A estas alturas del camino, persisten estereotipos sobre el papel que juegan los empresarios respecto a las relaciones pecuniarias. Todos hemos leído notas que refieren a la fortuna de tal o cual oligarca, como si en la cartera llevara tantos billetes que es una suerte que no la reviente. Nos cuentan que aquel otro magnate, el nuevo hombre más rico del mundo, posee tantos millones que cuesta trabajo cifrarlos, ¿son diez o doce ceros?; llegamos a preguntarnos: ¿cómo se escribe un decillón de dólares?; ¿tendrá más monedas de oro la alberca de Rico McPato que la recién nombrada “mujer más acaudalada del planeta”? ¡Qué fantasías más equivocadas!

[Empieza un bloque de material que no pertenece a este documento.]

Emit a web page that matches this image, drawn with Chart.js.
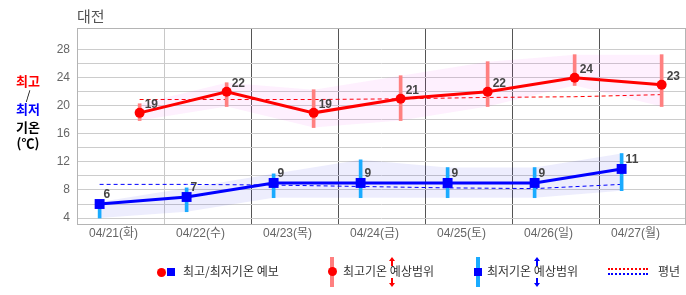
<!DOCTYPE html>
<html>
<head>
<meta charset="utf-8">
<script src="https://cdn.jsdelivr.net/npm/chart.js@4.4.0/dist/chart.umd.min.js"></script>
<style>
body { margin: 0; background: #fff; }
#wrap { position: relative; width: 686px; height: 295px; font-family: "Noto Sans CJK KR", "Liberation Sans", sans-serif; }
#c { position: absolute; left: 0; top: 0; }
.t { position: absolute; white-space: nowrap; }
.ylab { width: 56px; left: 0; text-align: center; font-weight: bold; font-size: 13px; line-height: 16px; }
.lg { font-size: 12px; line-height: 16px; color: #333; }
.box { position: absolute; }
.up { position: absolute; width: 0; height: 0; border-left: 3px solid transparent; border-right: 3px solid transparent; }
</style>
</head>
<body>
<div id="wrap">
  <canvas id="c" width="686" height="295"></canvas>

  <div class="t" style="left:77px;top:7px;font-size:15px;line-height:17px;color:#555;">대전</div>

  <div class="t ylab" style="top:73px;color:#f00;">최고</div>
  <div class="t ylab" style="top:87px;color:#000;font-weight:normal;font-size:12px;">/</div>
  <div class="t ylab" style="top:101px;color:#00f;">최저</div>
  <div class="t ylab" style="top:119px;color:#000;">기온</div>
  <div class="t ylab" style="top:135px;color:#000;">(℃)</div>

  <!-- legend -->
  <div class="box" style="left:157px;top:268px;width:9px;height:9px;border-radius:50%;background:#f00;"></div>
  <div class="box" style="left:167px;top:268px;width:8px;height:8px;background:#00f;"></div>
  <div class="t lg" style="left:183px;top:263px;">최고/최저기온 예보</div>

  <div class="box" style="left:330px;top:257px;width:4px;height:30px;background:#ff8080;"></div>
  <div class="box" style="left:328px;top:267px;width:9px;height:9px;border-radius:50%;background:#f00;"></div>
  <div class="t lg" style="left:343px;top:263px;">최고기온 예상범위</div>
  <div class="up" style="left:389px;top:257px;border-bottom:4px solid #f00;"></div>
  <div class="box" style="left:391px;top:260px;width:2px;height:6px;background:#f00;"></div>
  <div class="box" style="left:391px;top:278px;width:2px;height:6px;background:#f00;"></div>
  <div class="up" style="left:389px;top:283px;border-top:4px solid #f00;"></div>

  <div class="box" style="left:476px;top:257px;width:4px;height:30px;background:#1aabff;"></div>
  <div class="box" style="left:474px;top:268px;width:8px;height:8px;background:#00f;"></div>
  <div class="t lg" style="left:487px;top:263px;">최저기온 예상범위</div>
  <div class="up" style="left:534px;top:257px;border-bottom:4px solid #00f;"></div>
  <div class="box" style="left:536px;top:260px;width:2px;height:6px;background:#00f;"></div>
  <div class="box" style="left:536px;top:278px;width:2px;height:6px;background:#00f;"></div>
  <div class="up" style="left:534px;top:283px;border-top:4px solid #00f;"></div>

  <div class="box" style="left:608px;top:268px;width:40px;border-top:2px dotted #f00;"></div>
  <div class="box" style="left:608px;top:273px;width:40px;border-top:2px dotted #00f;"></div>
  <div class="t lg" style="left:658px;top:263px;">평년</div>
</div>

<script>
// 대전 주간 기온 예보
const dates = ['04/21(화)', '04/22(수)', '04/23(목)', '04/24(금)', '04/25(토)', '04/26(일)', '04/27(월)'];
const highTemp = [19, 22, 19, 21, 22, 24, 23];
const lowTemp = [6, 7, 9, 9, 9, 9, 11];
const highMin = [17.9, 19.9, 16.9, 17.9, 19.9, 22.9, 19.9];
const highMax = [20.3, 23.3, 22.3, 24.3, 26.3, 27.3, 27.3];
const lowMin = [4, 4.9, 6.9, 6.9, 6.9, 6.9, 7.9];
const lowMax = [6.3, 8.3, 10.3, 12.3, 11.2, 11.2, 13.2];
const normalHigh = [20.9, 20.9, 20.9, 21.0, 21.2, 21.3, 21.6];
const normalLow = [8.8, 8.8, 8.7, 8.5, 8.3, 8.2, 8.8];
const yTicks = [4, 6, 8, 10, 12, 14, 16, 18, 20, 22, 24, 26, 28];

// time-of-day position within each day column
const HIGH_POS = 0.72;
const LOW_POS = 0.26;
const LABEL_POS = 0.42;

const hiX = dates.map((d, i) => i + HIGH_POS);
const loX = dates.map((d, i) => i + LOW_POS);
const xy = (xs, ys) => ys.map((y, i) => ({ x: xs[i], y: y }));
const setTicks = vals => scale => { scale.ticks = vals.map(v => ({ value: v })); };
const noPad = s => { s.paddingLeft = 0; s.paddingRight = 0; s.paddingTop = 0; s.paddingBottom = 0; };

const frame = {
  id: 'frame',
  beforeDatasetsDraw(chart) {
    const a = chart.chartArea, c = chart.ctx;
    c.save();
    c.strokeStyle = '#b4b4b4';
    c.lineWidth = 1;
    c.strokeRect(a.left + 0.5, a.top + 0.5, a.right - a.left - 1, a.bottom - a.top);
    c.restore();
  }
};

const valueLabels = {
  id: 'valueLabels',
  afterDatasetsDraw(chart) {
    const c = chart.ctx;
    c.save();
    c.font = 'bold 12px "Liberation Sans", sans-serif';
    c.fillStyle = '#444';
    c.textAlign = 'left';
    c.textBaseline = 'alphabetic';
    chart.getDatasetMeta(7).data.forEach((p, i) => c.fillText(highTemp[i], p.x + 5, p.y - 5));
    chart.getDatasetMeta(8).data.forEach((p, i) => c.fillText(lowTemp[i], p.x + 4, p.y - 6));
    c.restore();
  }
};

new Chart(document.getElementById('c'), {
  type: 'line',
  data: {
    datasets: [
      { data: xy(hiX, highMax), borderWidth: 0, pointRadius: 0, fill: '+1', backgroundColor: 'rgba(230,0,230,0.06)', order: 5 },
      { data: xy(hiX, highMin), borderWidth: 0, pointRadius: 0, fill: false, order: 5 },
      { data: xy(loX, lowMax), borderWidth: 0, pointRadius: 0, fill: '+1', backgroundColor: 'rgba(0,0,230,0.07)', order: 5 },
      { data: xy(loX, lowMin), borderWidth: 0, pointRadius: 0, fill: false, order: 5 },
      { type: 'bar', data: hiX.map((x, i) => ({ x: x, y: [highMin[i], highMax[i]] })), backgroundColor: '#ff8080', barThickness: 3, grouped: false, order: 3 },
      { type: 'bar', data: loX.map((x, i) => ({ x: x, y: [lowMin[i], lowMax[i]] })), backgroundColor: '#1aabff', barThickness: 3, grouped: false, order: 3 },
      { data: xy(hiX, normalHigh), borderColor: '#f00', borderWidth: 1, borderDash: [4, 3], pointRadius: 0, fill: false, order: 6 },
      { data: xy(hiX, highTemp), borderColor: '#f00', borderWidth: 3, pointRadius: 5, pointBackgroundColor: '#f00', pointBorderWidth: 0, fill: false, order: 1 },
      { data: xy(loX, lowTemp), borderColor: '#00f', borderWidth: 3, pointStyle: 'rect', pointRadius: 7, pointBackgroundColor: '#00f', pointBorderWidth: 0, fill: false, order: 1 },
      { data: xy(loX, normalLow), borderColor: '#00f', borderWidth: 1, borderDash: [4, 3], pointRadius: 0, fill: false, order: 6 }
    ]
  },
  options: {
    responsive: false,
    animation: false,
    events: [],
    devicePixelRatio: 1,
    layout: { autoPadding: false, padding: { top: 28, right: 0, bottom: 0, left: 0 } },
    plugins: { legend: { display: false }, tooltip: { enabled: false } },
    scales: {
      x: {
        type: 'linear', min: 0, max: 7, offset: false,
        afterBuildTicks: setTicks([0, 1, 2, 3, 4, 5, 6, 7]),
        afterFit: s => { s.height = 0; noPad(s); },
        ticks: { display: false },
        border: { display: false },
        grid: {
          offset: false, drawTicks: false,
          color: c => (c.tick.value === 0 || c.tick.value === 7) ? 'rgba(0,0,0,0)' : (c.tick.value === 1 ? '#c8c8c8' : '#555')
        }
      },
      xl: {
        type: 'linear', position: 'bottom', min: 0, max: 7, offset: false,
        afterBuildTicks: setTicks(dates.map((d, i) => i + LABEL_POS)),
        afterFit: s => { s.height = 71; noPad(s); },
        ticks: {
          padding: 2, color: '#666', maxRotation: 0, autoSkip: false,
          font: { size: 12, family: '"Liberation Sans", "Noto Sans CJK KR", sans-serif' },
          callback: (v, i) => dates[i]
        },
        border: { display: false },
        grid: { display: false, drawTicks: false }
      },
      y: {
        min: 3.15, max: 31.1,
        afterBuildTicks: setTicks(yTicks),
        afterFit: s => { s.width = 77; noPad(s); },
        ticks: {
          padding: 7, color: '#666', autoSkip: false,
          font: { size: 12, family: '"Liberation Sans", sans-serif' },
          callback: v => (v % 4 === 0 ? v : '')
        },
        border: { display: false },
        grid: { color: '#ccc', drawTicks: false }
      }
    }
  },
  plugins: [frame, valueLabels]
});
</script>
</body>
</html>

Así como la publicidad, el marketing y las redes sociales se han encargado de magnificar y reproducir estándares de belleza que atentan contra la salud de nuestros jóvenes, lo mismo ha pasado con la imagen de los empresarios. Y así como las inquietudes de las personas de cualquier edad sucumben ante los íconos del glamour inverosímil, puede llegar a pasar con los hombres y mujeres de negocios, quienes se ven apremiados a cumplir con una imagen que no les corresponde. El despilfarro, la ostentación y el indolente derroche que las canciones, las películas y el Internet exigen para aquellos dedicados a las actividades comerciales e industriales, enturbian la vocación de un empresario serio y comprometido, casi siempre anónimo. Esas actitudes tienen que ver con otro tipo de perfiles, con otro tipo de historias personales. Como escribiera el general Álvaro Obregón a su hijo en aquella célebre carta: no hay peligro más artero para los logros del esfuerzo que caer en la superficialidad. Un buen empresario no tiene dinero; lo que tiene son inversiones, proyectos y, sobre todo, responsabilidades que emanan de su autoridad. El dinero de la empresa es de la empresa.

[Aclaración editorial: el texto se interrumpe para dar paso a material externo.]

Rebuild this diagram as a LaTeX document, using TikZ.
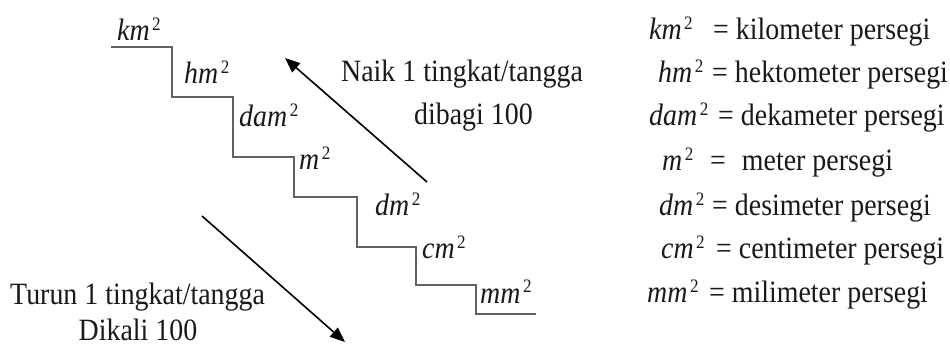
\documentclass[tikz,border=0pt]{standalone}
\usepackage{fontspec}
\setmainfont{Liberation Serif}[FakeStretch=0.9]
\usetikzlibrary{arrows.meta}

% square unit: italic symbol with an upright raised 2
\newcommand\squnit[1]{\textit{#1}\kern2.5pt\raisebox{10pt}{\fontsize{19}{19}\selectfont 2}}

\tikzset{
  txt/.style={anchor=base west, inner sep=0pt, text=black!90,
              font=\fontsize{31}{36}\selectfont},
  stair/.style={draw=black!62, line width=1.4pt},
  arrowline/.style={draw=black, line width=1.6pt,
              -{Triangle[length=15pt,width=12pt]}}
}

\begin{document}
\begin{tikzpicture}[x=1pt,y=-1pt]
  \useasboundingbox[fill=white] (0,0) rectangle (950,347);

  % staircase
  \draw[stair] (111,47) -- (172,47) -- (172,97) -- (233,97) -- (233,157)
    -- (294,157) -- (294,197) -- (357,197) -- (357,247) -- (416,247)
    -- (416,285) -- (476,285) -- (476,314) -- (536,314);

  % unit labels on the steps
  \node[txt] (skm)  at (117,41)  {\squnit{km}};
  \node[txt] (shm)  at (184,84)  {\squnit{hm}};
  \node[txt] (sdam) at (239,127) {\squnit{dam}};
  \node[txt] (sm)   at (299,170) {\squnit{m}};
  \node[txt] (sdm)  at (375,216) {\squnit{dm}};
  \node[txt] (scm)  at (422,259) {\squnit{cm}};
  \node[txt] (smm)  at (480,303) {\squnit{mm}};

  % going up
  \coordinate (upA) at (427,182);
  \coordinate (upB) at (285,58);
  \draw[arrowline] (upA) -- (upB);
  \node[txt] (naik)   at (341,82)  {Naik 1 tingkat/tangga};
  \node[txt] (bagi)   at (414,125) {dibagi 100};

  % going down
  \coordinate (dnA) at (202,216);
  \coordinate (dnB) at (345,342);
  \draw[arrowline] (dnA) -- (dnB);
  \node[txt] (turun)  at (10,304)  {Turun 1 tingkat/tangga};
  \node[txt, anchor=base] (kali) at (138,340) {Dikali 100};

  % legend
  \node[txt] (lkm)  at (649,40)  {\squnit{km}};
  \node[txt] (dkm)  at (713,40)  {= kilometer persegi};
  \node[txt] (lhm)  at (658,83)  {\squnit{hm}};
  \node[txt] (dhm)  at (712,83)  {= hektometer persegi};
  \node[txt] (ldam) at (649,126) {\squnit{dam}};
  \node[txt] (ddam) at (718,126) {= dekameter persegi};
  \node[txt] (lm)   at (662,171) {\squnit{m}};
  \node[txt] (dm)   at (710,171) {=\kern 16pt meter persegi};
  \node[txt] (ldm)  at (659,216) {\squnit{dm}};
  \node[txt] (ddm)  at (712,216) {= desimeter persegi};
  \node[txt] (lcm)  at (661,259) {\squnit{cm}};
  \node[txt] (dcm)  at (716,259) {= centimeter persegi};
  \node[txt] (lmm)  at (647,302) {\squnit{mm}};
  \node[txt] (dmm)  at (709,302) {= milimeter persegi};
\end{tikzpicture}
\end{document}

Como he dicho en otras columnas, para el empresario humanista las finanzas son una herramienta. Su meta es la creación de valor, la protección de su familia y el fortalecimiento de su comunidad, porque solo si los demás prosperan, él puede prosperar. Los empresarios mexicanos más ejemplares resaltan por su calidad humana, siempre atentos a los intereses de sus trabajadores, de sus proveedores y de su país. Organizaciones como la Coparmex nacieron con la misión de encumbrar los valores e ideales de una porción de la sociedad que, consciente de su papel, defiende los intereses más legítimos de aquellos que cultivan los centros donde florece el trabajo. Tras la bandera de la libre empresa, dedican su energía a fortalecer el Estado de derecho, la soberanía nacional y los principios del desarrollo personal, porque estos son los activos de un empresario humanizado.

El humanismo empresarial nutre a México porque la verdadera grandeza no se deposita en cuentas bancarias, sino en la voluntad de servir. Para ellos, cada emprendimiento es una ofrenda de tiempo y esfuerzo –y hasta de su salud– por un bien mayor. Sabemos bien que “mantener las apariencias” es peligroso, tanto para las familias y las instituciones, como para los gobiernos y los sistemas políticos. Un empresario no presume lo que no tiene, ni desperdicia lo que ha ganado: cuida cada centavo porque este representa el trabajo del proyecto colectivo que encabeza. La belleza radica en la virtud, y la de los empresarios no tiene que ver con su dinero, sino con la capacidad para destinar los recursos hacia el bien.